Ronda did not suggest removing any of these field names, but
she did divide and group them. She
combined Provenance, Seller and Donor Name into one category that she named
Provenance. She then tentatively grouped
Acquisition Date and Donor notes into another category that she called Internal
Technical/Administrative Information. Location
Code, Physical Location, Physical Location Shelf/Box/Folder and Lily Location
were then all combined into a Location of Original category, along with
Accession Number. She felt that these
were all used to identify the location of the original item or parent, but it
was not completely clear from the descriptors how much they overlap.

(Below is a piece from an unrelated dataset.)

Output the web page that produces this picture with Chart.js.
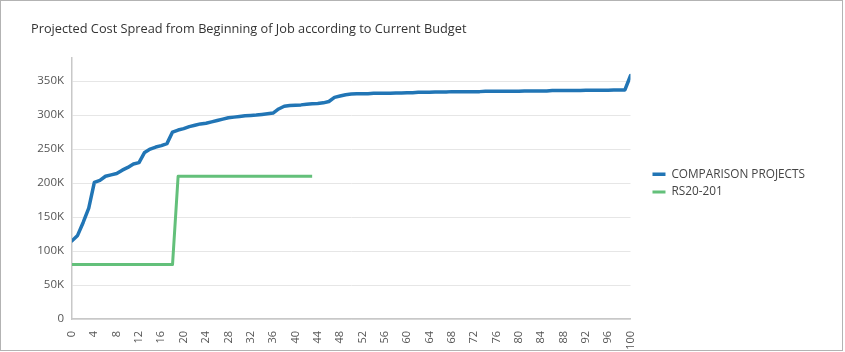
<!DOCTYPE html>
<html>
<head>
<meta charset="utf-8">
<script src="https://cdn.jsdelivr.net/npm/chart.js@4"></script>
<style>
    body { margin: 0; background: #fff; }
    #frame {
        position: absolute; left: 0; top: 0;
        width: 841px; height: 349px;
        border: 1px solid #b3b3b3;
    }
</style>
</head>
<body>
<div id="frame"><canvas id="costChart"></canvas></div>
<script>
// values, one per period 0..100
let comparisonProjects = [
    115000, 123000, 142000, 163000, 201000, 204000, 210000, 212000, 214000, 219000,
    223000, 228000, 230000, 245000, 250000, 253000, 255000, 258000, 275000, 278000,
    280000, 283000, 285000, 287000, 288000, 290000, 292000, 294000, 296000, 297000,
    298000, 299000, 299500, 300000, 301000, 302000, 303000, 309000, 313000, 314000,
    314500, 315000, 316000, 316500, 317000, 318000, 320000, 326000, 328000, 330000,
    331000, 331500, 331500, 331500, 332000, 332000, 332000, 332000, 332500, 332500,
    333000, 333000, 333500, 333500, 333500, 334000, 334000, 334000, 334500, 334500,
    334500, 334500, 334500, 334500, 335000, 335000, 335000, 335000, 335000, 335000,
    335000, 335500, 335500, 335500, 335500, 335500, 336000, 336000, 336000, 336000,
    336000, 336000, 336500, 336500, 336500, 336500, 336500, 337000, 337000, 337000,
    358000
];
let rs20201 = [
    80000, 80000, 80000, 80000, 80000, 80000, 80000, 80000, 80000, 80000,
    80000, 80000, 80000, 80000, 80000, 80000, 80000, 80000, 80000, 210000,
    210000, 210000, 210000, 210000, 210000, 210000, 210000, 210000, 210000, 210000,
    210000, 210000, 210000, 210000, 210000, 210000, 210000, 210000, 210000, 210000,
    210000, 210000, 210000, 210000
];
let seriesNames = ["COMPARISON PROJECTS", "RS20-201"];
let seriesColors = ["#2175B5", "#63C07A"];
let yTickValues = [0, 50000, 100000, 150000, 200000, 250000, 300000, 350000];

function toPoints(values) {
    return values.map((v, i) => ({ x: i, y: v }));
}

let fontFamily = "'Segoe UI', 'Open Sans', sans-serif";

// move the legend a bit away from the plot and down to the middle of it
const legendPlacement = {
    id: 'legendPlacement',
    beforeDraw(chart) {
        let lg = chart.legend;
        let w = lg.right - lg.left;
        let h = lg.bottom - lg.top;
        lg.left = chart.chartArea.right + 16;
        lg.right = lg.left + w;
        lg.top = chart.chartArea.top + 105;
        lg.bottom = lg.top + h;
    }
};

const costChart = new Chart(document.getElementById("costChart"), {
    type: 'line',
    data: {
        datasets: [{
            label: seriesNames[0],
            data: toPoints(comparisonProjects),
            borderColor: seriesColors[0],
            backgroundColor: seriesColors[0],
            borderWidth: 3.5,
            pointRadius: 0,
            borderJoinStyle: 'round',
            borderCapStyle: 'round',
            tension: 0
        }, {
            label: seriesNames[1],
            data: toPoints(rs20201),
            borderColor: seriesColors[1],
            backgroundColor: seriesColors[1],
            borderWidth: 3,
            pointRadius: 0,
            borderJoinStyle: 'round',
            tension: 0
        }]
    },
    plugins: [legendPlacement],
    options: {
        responsive: true,
        maintainAspectRatio: false,
        animation: false,
        layout: {
            padding: { left: 30, right: 43, top: 0, bottom: 0 }
        },
        plugins: {
            tooltip: { enabled: false },
            title: {
                display: true,
                text: "Projected Cost Spread from Beginning of Job according to Current Budget",
                align: 'start',
                color: '#333333',
                font: { family: fontFamily, size: 12.75, weight: 'normal' },
                padding: { top: 21, bottom: 20 }
            },
            legend: {
                position: 'right',
                align: 'start',
                labels: {
                    usePointStyle: true,
                    pointStyle: 'line',
                    pointStyleWidth: 13,
                    boxHeight: 8,
                    padding: 6,
                    color: '#444444',
                    font: { family: fontFamily, size: 11.8 }
                }
            }
        },
        scales: {
            x: {
                type: 'linear',
                min: 0,
                max: 100,
                grid: { display: false },
                border: { display: true, color: '#c8c8c8', width: 1.5 },
                afterFit: (scale) => { scale.height = 31; },
                ticks: {
                    stepSize: 4,
                    autoSkip: false,
                    minRotation: 90,
                    maxRotation: 90,
                    padding: 4,
                    color: '#555555',
                    font: { family: fontFamily, size: 11 }
                }
            },
            y: {
                min: 0,
                max: 385000,
                afterFit: (scale) => { scale.width = 41; },
                afterBuildTicks: (scale) => {
                    scale.ticks = yTickValues.map((v) => ({ value: v }));
                },
                grid: { color: '#e6e6e6', drawTicks: false },
                border: { display: true, color: '#c8c8c8', width: 1.5 },
                ticks: {
                    padding: 8,
                    color: '#555555',
                    font: { family: fontFamily, size: 11.5 },
                    callback: (v) => v == 0 ? "0" : (v / 1000) + "K"
                }
            }
        }
    }
});
</script>
</body>
</html>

Brad then proposed combining six fields into one, but
repeatable field: Alt ID, Call Number, Title Control Number (but this links to
IUCAT), Donor ID, External URL (this links to something), and Roll and Frame
#. The main concern with removing these
fields would be losing semantics if a field links or points to something.
Ronda addressed these fields as well, but did not suggest
considering their removal. Again, she
tried to group them semantically. She
combined Alt ID, Call Number, Donor ID and Roll and Frame #. She sees this group as various ID numbers assigned
specifically to the item (as opposed to the parent or collection unit). Title Control Number and External URL were
combined into a Supplemental Metadata category.
She questioned whether Accession Number could function similarly and
therefore belong in that category as well.
She mentioned that the Title Control Number could potentially be used to
link out to a collection-level MARC record.
External URL is more generic so it could maybe be used for both, but she
points out that it could only work if the external resource could be
identified.
Brad questioned whether Abstract, Caption, Physical
Description and Photographer’s Description could all be combined into one
free-text field. For example, “The
physical description is albumen print. . .” or “The photographer described this
photo, in full, blah. . .”
Ronda grouped Abstract, Caption and Photographer’s
Description into one category called Description. She thought these could be changed into
something more generic, maybe with a dropdown box to indicate the source
(cataloger, caption, photographer, person pictured, etc.) Ronda did not include Physical Description
into that grouping, but rather into a category she named Description of
Physical Object with other fields like Material and Film Type.
Ronda’s other groupings that do not overlap with Brad’s
ideas are on the Metadata Subgroup wiki.